Allerdings gab es vorab Gerüchte und Warnungen an Thomas Kemmerich. Doch für Beer sei das alles überraschend gekommen. "Letztlich ist er [Kemmerich] angetreten als ein Kandidat der Mitte gegen einen Linken und gegen einen Rechtsextremen, um zu zeigen, dass es in Thüringen auch noch diese demokratische Mitte gibt." Beer betont aber auch, wenn CDU, SPD und Grüne nicht auf die Gesprächsangebote von Kemmerich eingehen, "dann braucht es umgehende Neuwahlen." Beer sei sich sicher, dass Kemmerich diese dann in Thüringen auch einleiten wird.
 

Neuwahlen einleiten, falls die Situation nicht geklärt werde

Doch die Stimmen in der eigenen Partei sind eindeutig: Sabine-Leutheusser-Schnarrenberger, ehemalige FDP-Bundesjustizministerin, sagt. Kemmerich sollte zurücktreten, der Spuk in Thüringen müsse sofort beendet werden, ehe er zum Alptraum wird. Gerhard Baum, ehemaliger FDP-Bundesinnenminister, sieht einen Hauch von Weimar über dem Land liegen.

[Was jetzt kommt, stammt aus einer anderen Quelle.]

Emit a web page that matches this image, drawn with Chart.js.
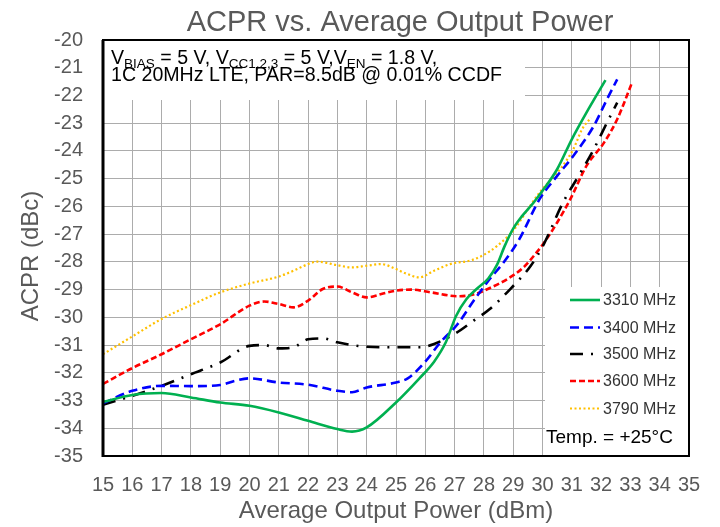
<!DOCTYPE html>
<html>
<head>
<meta charset="utf-8">
<script src="https://cdn.jsdelivr.net/npm/chart.js@4"></script>
<style>
  html, body { margin: 0; padding: 0; background: #ffffff; }
  #wrap { width: 720px; height: 527px; position: relative; }
</style>
</head>
<body>
<div id="wrap"><canvas id="c" width="720" height="527"></canvas></div>
<script>
// ---- data ----
const seriesNames = ["3310 MHz", "3400 MHz", "3500 MHz", "3600 MHz", "3790 MHz"];

const power3310 = [15, 16, 17, 18, 19, 20, 21, 22, 23, 23.5, 24, 25, 25.8, 26.3, 26.7, 27.05, 27.4, 27.75, 28.15, 28.45, 28.7, 29, 29.3, 29.7, 30, 30.5, 31, 31.5, 32.15];
const acpr3310  = [-33.05, -32.8, -32.73, -32.89, -33.07, -33.19, -33.43, -33.73, -34.03, -34.12, -33.97, -33.07, -32.2, -31.6, -30.9, -29.95, -29.35, -28.98, -28.6, -28.1, -27.45, -26.8, -26.35, -25.86, -25.44, -24.66, -23.58, -22.62, -21.45];

const power3400 = [15, 16, 17, 18, 19, 19.5, 20, 21, 22, 23, 23.5, 24, 25, 25.4, 26, 26.5, 27.1, 27.65, 28.2, 28.65, 29.2, 29.9, 30.5, 31.05, 31.75, 32.2, 32.55];
const acpr3400  = [-33.1, -32.65, -32.47, -32.48, -32.44, -32.29, -32.2, -32.35, -32.43, -32.65, -32.7, -32.53, -32.35, -32.2, -31.6, -30.92, -30.25, -29.4, -28.62, -28.05, -27.2, -25.74, -24.9, -24.18, -23.1, -22.14, -21.42];

const power3500 = [15, 16, 17, 18, 19, 20, 20.5, 21, 21.5, 22, 22.5, 23, 24, 25, 25.8, 26.3, 27, 27.65, 28.2, 28.9, 29.6, 30.05, 30.7, 31.3, 31.75, 32.2, 32.55];
const acpr3500  = [-33.15, -32.83, -32.47, -32.05, -31.63, -31.03, -31.0, -31.12, -31.08, -30.79, -30.76, -30.9, -31.06, -31.08, -31.08, -30.96, -30.6, -30.12, -29.7, -28.98, -28.14, -27.35, -25.86, -24.78, -23.94, -22.98, -22.26];

const power3600 = [15, 16, 17, 18, 19, 20, 20.5, 21, 21.5, 22, 22.5, 23, 23.5, 24, 24.5, 25, 25.5, 26.2, 27.1, 27.7, 28.25, 28.8, 29.35, 29.8, 30.1, 30.5, 30.95, 31.5, 32.1, 32.55, 33.05];
const acpr3600  = [-32.4, -31.83, -31.33, -30.79, -30.25, -29.58, -29.43, -29.52, -29.64, -29.4, -28.98, -28.89, -29.1, -29.28, -29.16, -29.04, -29.0, -29.1, -29.24, -29.16, -28.92, -28.62, -28.2, -27.66, -27.24, -26.58, -25.74, -24.54, -23.7, -22.86, -21.55];

const power3790 = [15, 16, 17, 18, 19, 20, 21, 21.5, 22, 22.3, 23, 23.5, 24, 24.5, 25, 25.3, 25.8, 26.3, 26.85, 27.6, 28.2, 28.7, 29.0, 29.5, 29.9, 30.6, 31.05, 31.35, 31.65];
const acpr3790  = [-31.33, -30.69, -30.06, -29.56, -29.1, -28.78, -28.53, -28.32, -28.08, -27.99, -28.12, -28.2, -28.14, -28.08, -28.26, -28.4, -28.56, -28.32, -28.08, -27.93, -27.62, -27.2, -26.88, -26.1, -25.5, -24.66, -23.94, -23.22, -22.8];

const xTickMin = 15, xTickMax = 35;
const yTickMin = -35, yTickMax = -20;

const titleText = "ACPR vs. Average Output Power";
const xTitle = "Average Output Power (dBm)";
const yTitle = "ACPR (dBc)";
const tempText = "Temp. = +25°C";
const noteLine1 = [["V", 0], ["BIAS", 1], [" = 5 V, V", 0], ["CC1,2,3", 1], [" = 5 V,V", 0], ["EN", 1], [" = 1.8 V,", 0]];
const noteLine2 = "1C 20MHz LTE, PAR=8.5dB @ 0.01% CCDF";

// ---- styles ----
const FONT = "'Liberation Sans', Arial, sans-serif";
const styles = [
  { color: "#00b050", dash: [], width: 2.6 },
  { color: "#0000ff", dash: [9, 5], width: 2.6 },
  { color: "#000000", dash: [13, 8, 2, 8], width: 2.6 },
  { color: "#ff0000", dash: [6, 3], width: 2.6 },
  { color: "#ffc000", dash: [2, 2.5], width: 2.2 }
];
const xs = [power3310, power3400, power3500, power3600, power3790];
const ys = [acpr3310, acpr3400, acpr3500, acpr3600, acpr3790];

const datasets = seriesNames.map((name, i) => ({
  label: name,
  data: xs[i].map((x, j) => ({ x: x, y: ys[i][j] })),
  borderColor: styles[i].color,
  backgroundColor: styles[i].color,
  borderDash: styles[i].dash,
  borderWidth: styles[i].width,
  pointRadius: 0,
  fill: false,
  cubicInterpolationMode: "monotone",
  borderCapStyle: "butt"
}));

const decor = {
  id: "decor",
  beforeDatasetsDraw(chart) {
    const ctx = chart.ctx;
    const a = chart.chartArea;
    ctx.save();
    ctx.fillStyle = "#ffffff";
    // annotation box
    ctx.fillRect(a.left, a.top, 525 - a.left, 100 - a.top);
    // legend box
    ctx.fillRect(545, 287, a.right - 545, a.bottom - 287);
    ctx.restore();
  },
  afterDraw(chart) {
    const ctx = chart.ctx;
    const a = chart.chartArea;
    ctx.save();
    // title
    ctx.fillStyle = "#595959";
    ctx.font = "29px " + FONT;
    ctx.textAlign = "center";
    ctx.textBaseline = "alphabetic";
    ctx.fillText(titleText, 400, 31);
    // y title
    ctx.save();
    ctx.translate(31, 256);
    ctx.rotate(-Math.PI / 2);
    ctx.font = "24px " + FONT;
    ctx.textBaseline = "middle";
    ctx.fillText(yTitle, 0, 0);
    ctx.restore();
    // note text
    ctx.fillStyle = "#000000";
    ctx.textAlign = "left";
    let x = 111;
    for (const [t, sub] of noteLine1) {
      ctx.font = (sub ? "13.5px " : "19.6px ") + FONT;
      ctx.fillText(t, x, sub ? 68 : 64);
      x += ctx.measureText(t).width;
    }
    ctx.font = "19.6px " + FONT;
    ctx.fillText(noteLine2, 111, 81);
    // legend
    ctx.font = "16px " + FONT;
    ctx.textBaseline = "middle";
    const rows = [300, 327.5, 354, 381, 408.5];
    seriesNames.forEach((n, i) => {
      const s = styles[i];
      ctx.save();
      ctx.strokeStyle = s.color;
      ctx.lineWidth = s.width;
      ctx.setLineDash(s.dash);
      ctx.beginPath();
      ctx.moveTo(570, rows[i]);
      ctx.lineTo(600, rows[i]);
      ctx.stroke();
      ctx.restore();
      ctx.fillStyle = "#333333";
      ctx.fillText(n, 603, rows[i] + 1);
    });
    ctx.fillStyle = "#000000";
    ctx.font = "19px " + FONT;
    ctx.fillText(tempText, 546, 438);
    // frame
    ctx.strokeStyle = "#000000";
    ctx.lineWidth = 2;
    ctx.strokeRect(a.left, a.top, a.right - a.left, a.bottom - a.top);
    ctx.lineWidth = 3;
    ctx.beginPath();
    ctx.moveTo(a.left, a.top);
    ctx.lineTo(a.left, a.bottom + 1);
    ctx.stroke();
    ctx.restore();
  }
};

new Chart(document.getElementById("c"), {
  type: "line",
  data: { datasets: datasets },
  plugins: [decor],
  options: {
    responsive: false,
    animation: false,
    devicePixelRatio: 1,
    layout: { padding: { left: 0, right: 31, top: 40, bottom: 0 } },
    plugins: { legend: { display: false }, tooltip: { enabled: false }, title: { display: false } },
    scales: {
      x: {
        type: "linear",
        min: xTickMin, max: xTickMax,
        afterFit(s) { s.height = 71; },
        ticks: { stepSize: 1, autoSkip: false, maxRotation: 0, padding: 17, color: "#595959", font: { size: 20, family: FONT } },
        grid: { color: "#acacac", lineWidth: 1, drawTicks: false },
        border: { display: false },
        title: { display: true, text: xTitle, color: "#595959", font: { size: 24, family: FONT }, padding: { top: 0, bottom: 1 } }
      },
      y: {
        min: yTickMin, max: yTickMax,
        afterFit(s) { s.width = 103; },
        ticks: { stepSize: 1, autoSkip: false, padding: 20, color: "#595959", font: { size: 20, family: FONT } },
        grid: { color: "#acacac", lineWidth: 1, drawTicks: false },
        border: { display: false }
      }
    }
  }
});
</script>
</body>
</html>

Ist Kemmerich Schuld an diesem Hauch von Weimar? "Thomas Kemmerich ist ein Mann der Mitte, ein Demokrat durch und durch", sagt Beer. Er habe gegen die AfD und gegen die Linke Wahlkampf gemacht.

Beer sagt aber auch: "Thomas Kemmerich hat nun ein sehr knappes Zeitfenster. Ich sehe die Situation als sehr kritisch an." Kemmerich müsse die Situation nun klären und ansonsten schnellstmöglich Neuwahlen einleiten.